If we extend kvm_fpsimd_flush_cpu_state() to invalidate in the non-SVE
case too then this becomes significant and we _would_ need to clear
TIF_FOREIGN_FPSTATE to avoid the guests FPSIMD regs appearing in the
vcpu user thread. )

</aside>

> > The alternative would have been for KVM to save/restore the host SVE
> > state directly, but this seemed premature and invasive in the absence
> > of full KVM SVE support.
> > 
> > This means that KVM's own save/restore of the host's FPSIMD state
> > becomes redundant in this case, but since there is no SVE hardware
> > yet, I favoured correctness over optimal performance here.
> > 
> 
> I agree with the approach, I guess I just can't seem to follow the code
> correctly...

Understandable... even trying to remember how it works is giving me a
headache #P

> 
> > 
> > My point here was that we could modify this hook to always save off the
> > host FPSIMD state unconditionally before entering the guts of KVM,
> > instead of only doing it when there is live SVE state.  The benefit of
> > this is that the host context switch machinery knows if the state has
> > already been saved and won't do it again.  Thus a kvm userspace -> vcpu
> > (-> guest exit -> vcpu)* -> guest_exit sequence of arbitrary length
> > will only save the host FPSIMD (or SVE) state once, and won't restore
> > it at all (assuming no context switches).
> > 
> > Instead, the user thread's FPSIMD state is only reloaded on the final
> > return to userspace.
> > 
> 
> I think that would invert the logic we have now, so instead of only
> saving/restoring the FPSIMD state when the guest uses it (as we do now),
> we would only save/restore the FPSIMD state when the host uses it,
> regardless of what the guest does.

I'm not sure that's a complete characterisation of what's going on,
but I'm struggling to describe my view in simple terms.

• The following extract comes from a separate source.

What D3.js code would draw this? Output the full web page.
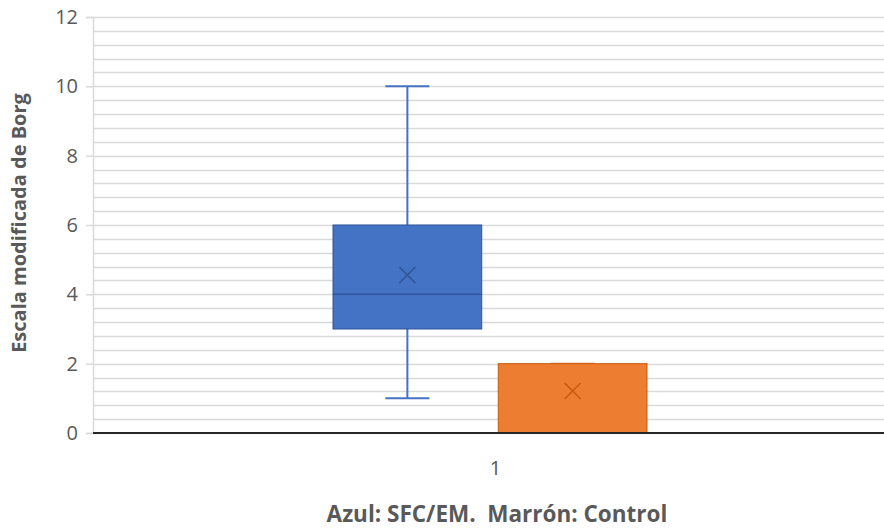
<!DOCTYPE html>
<html>
<head>
<meta charset="utf-8">
<title>Escala modificada de Borg</title>
<style>
  body { margin: 0; background: #fff; }
  text { font-family: "Open Sans", "Liberation Sans", sans-serif; white-space: pre; }
</style>
<script src="https://cdn.jsdelivr.net/npm/d3@7"></script>
</head>
<body>
<script>
// data
var categories = ["1"];
var groups = ["SFC/EM", "Control"];
var colors = ["#4472C4", "#ED7D31"];
var strokes = ["#2F5597", "#C55A11"];
var whiskerLow = [1, 0];
var q1 = [3, 0];
var median = [4, 0];
var q3 = [6, 2];
var whiskerHigh = [10, 2];
var means = [4.56, 1.21];
var yTicks = [0, 2, 4, 6, 8, 10, 12];

var margin = {top: 17, right: 0, bottom: 96, left: 93},
    width = 884 - margin.left - margin.right,
    height = 529 - margin.top - margin.bottom;

var svg = d3.select("body").append("svg")
    .attr("width", 884)
    .attr("height", 529)
  .append("g")
    .attr("transform", "translate(" + margin.left + "," + margin.top + ")");

var y = d3.scaleLinear().domain([0, 12]).range([height, 0]);
var x = d3.scaleBand().domain(categories).range([0, width]);
var xg = d3.scaleBand().domain(groups).range([240, 554]).paddingInner(0.1);

// minor + major gridlines every 0.4
var grid = d3.range(0, 12.01, 0.4).filter(function(v) { return v > 0.01; });
svg.selectAll(".grid").data(grid).enter().append("line")
    .attr("x1", 0).attr("x2", width)
    .attr("y1", function(d) { return Math.round(y(d)) + 0.5; })
    .attr("y2", function(d) { return Math.round(y(d)) + 0.5; })
    .attr("stroke", "#d9d9d9").attr("stroke-width", 1.5);

// y axis
var yAxis = svg.append("g")
    .call(d3.axisLeft(y).tickValues(yTicks).tickSize(7).tickPadding(8));
yAxis.select(".domain").attr("stroke", "#d9d9d9").attr("stroke-width", 1.5);
yAxis.selectAll(".tick line").attr("stroke", "#d9d9d9").attr("stroke-width", 1.5);
yAxis.selectAll(".tick text").attr("fill", "#595959").style("font-size", "20px");

var idx = d3.range(groups.length);
var cx = function(i) { return xg(groups[i]) + xg.bandwidth() / 2; };

// whiskers
svg.selectAll(".whisker").data(idx).enter().append("line")
    .attr("x1", cx).attr("x2", cx)
    .attr("y1", function(i) { return y(whiskerLow[i]); })
    .attr("y2", function(i) { return y(whiskerHigh[i]); })
    .attr("stroke", function(i) { return colors[i]; }).attr("stroke-width", 2);
["low", "high"].forEach(function(k) {
  svg.selectAll(".cap-" + k).data(idx).enter().append("line")
      .attr("x1", function(i) { return cx(i) - 22; })
      .attr("x2", function(i) { return cx(i) + 22; })
      .attr("y1", function(i) { return y(k == "low" ? whiskerLow[i] : whiskerHigh[i]); })
      .attr("y2", function(i) { return y(k == "low" ? whiskerLow[i] : whiskerHigh[i]); })
      .attr("stroke", function(i) { return colors[i]; }).attr("stroke-width", 2);
});

// boxes
svg.selectAll(".box").data(idx).enter().append("rect")
    .attr("x", function(i) { return xg(groups[i]); })
    .attr("width", xg.bandwidth())
    .attr("y", function(i) { return y(q3[i]); })
    .attr("height", function(i) { return y(q1[i]) - y(q3[i]); })
    .attr("fill", function(i) { return colors[i]; })
    .attr("stroke", function(i) { return strokes[i]; }).attr("stroke-width", 1);

// median
svg.selectAll(".median").data(idx).enter().append("line")
    .attr("x1", function(i) { return xg(groups[i]); })
    .attr("x2", function(i) { return xg(groups[i]) + xg.bandwidth(); })
    .attr("y1", function(i) { return y(median[i]); })
    .attr("y2", function(i) { return y(median[i]); })
    .attr("stroke", function(i) { return strokes[i]; }).attr("stroke-width", 1.5);

// mean markers (x)
svg.selectAll(".mean").data(idx).enter().append("path")
    .attr("d", function(i) {
      var px = cx(i), py = y(means[i]), s = 8;
      return "M" + (px - s) + "," + (py - s) + "L" + (px + s) + "," + (py + s) +
             "M" + (px - s) + "," + (py + s) + "L" + (px + s) + "," + (py - s);
    })
    .attr("stroke", function(i) { return strokes[i]; }).attr("stroke-width", 1.5)
    .attr("fill", "none");

// baseline
svg.append("line")
    .attr("x1", 0).attr("x2", width)
    .attr("y1", y(0)).attr("y2", y(0))
    .attr("stroke", "#262626").attr("stroke-width", 2);

// x axis category label
svg.selectAll(".cat").data(categories).enter().append("text")
    .attr("x", function(d) { return x(d) + x.bandwidth() / 2 + 7; })
    .attr("y", height + 42)
    .attr("text-anchor", "middle")
    .attr("fill", "#595959").style("font-size", "20px")
    .text(function(d) { return d; });

// axis titles
svg.append("text")
    .attr("transform", "translate(-67," + (height / 2 - 2) + ") rotate(-90)")
    .attr("text-anchor", "middle")
    .attr("fill", "#595959").style("font-size", "20px").style("font-weight", "bold")
    .text("Escala modificada de Borg");

svg.append("text")
    .attr("x", 404).attr("y", height + 89)
    .attr("text-anchor", "middle")
    .attr("fill", "#595959").style("font-size", "22.5px").style("font-weight", "bold")
    .text("Azul: SFC/EM.  Marrón: Control");
</script>
</body>
</html>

> Ideally, we could have a combination of both, but it's unclear to me if
> we have good indications that one case is more likely than the other.
> 
> My gut feeling though, is that the guest will be likely to often access
> FPSIMD state for as long as we're in KVM_RUN, and that host userspace
> also often uses FPSIMD (memcopy, etc.), but the rest of the host kernel
> (kernel threads etc.) is unlikely to use FPSIMD for a system that is
> primarily running VMs.

I think my suggestion:

 * neither adds nor elides any saves or restores of the guest context;
 * elides some saves and restores of the host context;
 * moves the host context save with respect to your series in those
   cases where it does occur; and
 * adds 1 host context save for each preempt-or-enter-userspace ...
   preempt-or-enter-userspace interval of a vcpu thread during which
   the guest does not use FPSIMD.

The last bullet is the only one that can add cost.  I can imagine
hitting this during an I/O emulation storm.  I feel that most of the
rest of the time the change would be a net win, but it's hard to gauge
the overall impact.

Migrating to using the host context switch machinery as-is for
managing the guest FPSIMD context would allow all the redundant
saves/restores would be eliminated.

It would be a more invasive change though, and I don't think this
series should attempt it.

> > > > Yes (except that if a return to userspace happens then FPSIMD will be
> > > > restored at that point: there is no laziness there -- it _could_
> > > > be lazy, but it's deemed unlikely to be a performance win due to the
> > > > fact that the compiler can and does generate FPSIMD code quite
> > > > liberally by default).
> > > > 
> > > > For the case of being preempted within the kernel with no ret_to_user,
> > > > you are correct.
> > > > 
> > > 
> > > ok, that would indeed also be useful for things like switching to a
> > > vhost thread and returning to the vcpu thread.
> > 
> > What's a vhost thread?
> > 
> 
> vhost is the offload mechanism for the data-path of virtio devices, and
> for example if you have an application in your VM which is sending data,
> the VM will typically fill some buffer and then cause a trap to the host
> kernel by writing to an emulated PCI MMIO register, and that trap is
> handled by KVM's IO bus infrastructure, which schedules a vhost kernel
> thread which actually sends the data from the buffer shared between the
> VM and the host kernel onto the physical network.

Ah, right.

Cheers
---Dave